The Federal Reserve will only raise interest rates after the US election in the December FOMC. The subsequent rise in the US dollar is a clear sword of Damocles for emerging markets, even in Asia's macro fortresses. This is the reason I favour "domestic" themed emerging markets with excellent demographics (Pakistan), markets leveraged to the Apple ecosystem/Silicon Valley (Taiwan) or markets with a reform momentum (Indonesia, India, Vietnam). The Philippines at 18 times forward earnings is the most expensive stock market in Asia and President Duterte's state sanctioned killing spree has unnerved global investors. While I am sceptical about local currency debt in most countries, there is clear value in India, Indonesia, Thailand and Taiwan bonds.

Even though the Thai military junta that seized power in May 2014 has no plans to return to the barracks and has consolidated power with its referendum, Bangkok offers selective value at SET 1450. While government spending, not sluggish domestic demand or exports, has goosed Thai GDP growth above three per cent, the military coup has not solved the kingdom's red shirt/yellow shirt social schism or its structural economic woes. Thailand is the Detroit of Southeast Asia and is the gateway to the high growth Mekong Delta. As non-performing loans peak and valuations have fallen to book value, Thai banks offer some of the most compelling value in Southeast Asia. Bangkok Bank and Siam Commercial Bank are my two favourite Thailand banks.

The Mainland regulator's decision to allow Chinese insurers to invest in Hong Kong equities has led to a fabulous rally in large cap colossi such as HSBC Holdings. The Hong Kong Shanghai/Shenzhen connect schemes have also boosted Chinese inflows into the former British Crown Colony. At 0.8 times price to book value, China's biggest commercial banks are some of the cheapest companies in Asia (with good reason), with five per cent plus dividend yields. Beijing is determined to maintain the solvency and liquidity of its Big Four bank. I believe the Wall Street hit has created value in the Chinese H share index in Hong Kong at 9400 or eight times earnings.

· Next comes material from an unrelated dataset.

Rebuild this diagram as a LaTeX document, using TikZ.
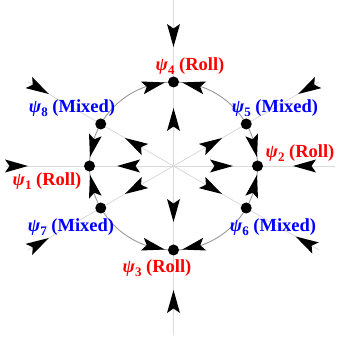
\documentclass[tikz,border=0pt]{standalone}
\usepackage{fontspec}
\setmainfont{Liberation Serif}
\usetikzlibrary{calc}
\newcommand{\psilab}[2]{\textit{ψ}\raisebox{-0.22em}{\fontsize{13}{15}\selectfont #1} (#2)}
\begin{document}
\begin{tikzpicture}[x=1pt,y=1pt,
  ahead/.pic={\fill[black] (0,0) -- (-23,6.5) -- (-18.5,0) -- (-23,-6.5) -- cycle;},
  dot/.style={circle,fill=black,inner sep=0pt,minimum size=11pt},
  axisline/.style={gray!30,line width=0.8pt},
  ring/.style={gray!80,line width=0.9pt},
  lab/.style={font=\fontsize{18.5}{21}\selectfont\bfseries,inner sep=0pt}]
\useasboundingbox (0,0) rectangle (339,341);
\coordinate (C) at (173.5,175);
% axes
\draw[axisline] (173.5,341) -- (173.5,6);
\draw[axisline] (6,175) -- (335,175);
\draw[axisline] ($(C)+(30:168)$) -- ($(C)+(210:168)$);
\draw[axisline] ($(C)+(150:168)$) -- ($(C)+(330:168)$);
% circle
\draw[ring] (C) circle (84);
% fixed points
\foreach \a/\n in {0/p2,30/p5,90/p4,150/p8,180/p1,210/p7,270/p3,330/p6}
  \node[dot] (\n) at ($(C)+(\a:84)$) {};
% arrows on the circle
\foreach \t/\r in {96/13.5,84/166.5,174/256.5,186/103.5,6/-76.5,-6/76.5,264/346.5,276/193.5}
  \pic[rotate=\r] at ($(C)+(\t:84)$) {ahead};
% inner arrows (outward)
\foreach \a/\d in {90/58,270/56,180/56.5,0/59.5,30/56,150/56,210/56,330/56}
  \pic[rotate=\a] at ($(C)+(\a:\d)$) {ahead};
% outer arrows (inward)
\foreach \a/\d in {90/119,270/124,180/145.5,0/119.5,30/144,150/144,210/144,330/141}
  \pic[rotate=\a+180] at ($(C)+(\a:\d)$) {ahead};
% labels
\node[lab,text=red]  (l4) at (190,275) {\psilab{4}{Roll}};
\node[lab,text=blue] (l5) at (275,233) {\psilab{5}{Mixed}};
\node[lab,text=blue] (l8) at (72,233)  {\psilab{8}{Mixed}};
\node[lab,text=red]  (l2) at (300,188) {\psilab{2}{Roll}};
\node[lab,text=red]  (l1) at (47,160)  {\psilab{1}{Roll}};
\node[lab,text=blue] (l7) at (71,114)  {\psilab{7}{Mixed}};
\node[lab,text=blue] (l6) at (273,114) {\psilab{6}{Mixed}};
\node[lab,text=red]  (l3) at (157,73)  {\psilab{3}{Roll}};
\end{tikzpicture}
\end{document}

Since the People's Bank of China will increase monetary stimulus, Ping An Insurance, CCB and the Bank of China will rock. The IPO of megabank Postal Savings Bank of China (PSBC) in Hong Kong will be hugely successful as the deal is presold and strategic investors include J.P. Morgan, Temasek, Alipay and Tencent.

My favourite country pair trade in Asia? Buy the South Korean index fund against Singapore. Margins and earnings will rise in South Korea thanks to the won/yen cross rate and easy money from the Bank of Korea. The tyrant in Pyongyang will be contained by China and the nuclear test is not a prelude to war on the DMZ. The hottest money making market in Asia? Pakistan at 8.5 times forward earnings and a seven per cent dividend yield!

Researched and compiled by Matein Khalid. Mr Khalid is a global equities strategist and fund manager.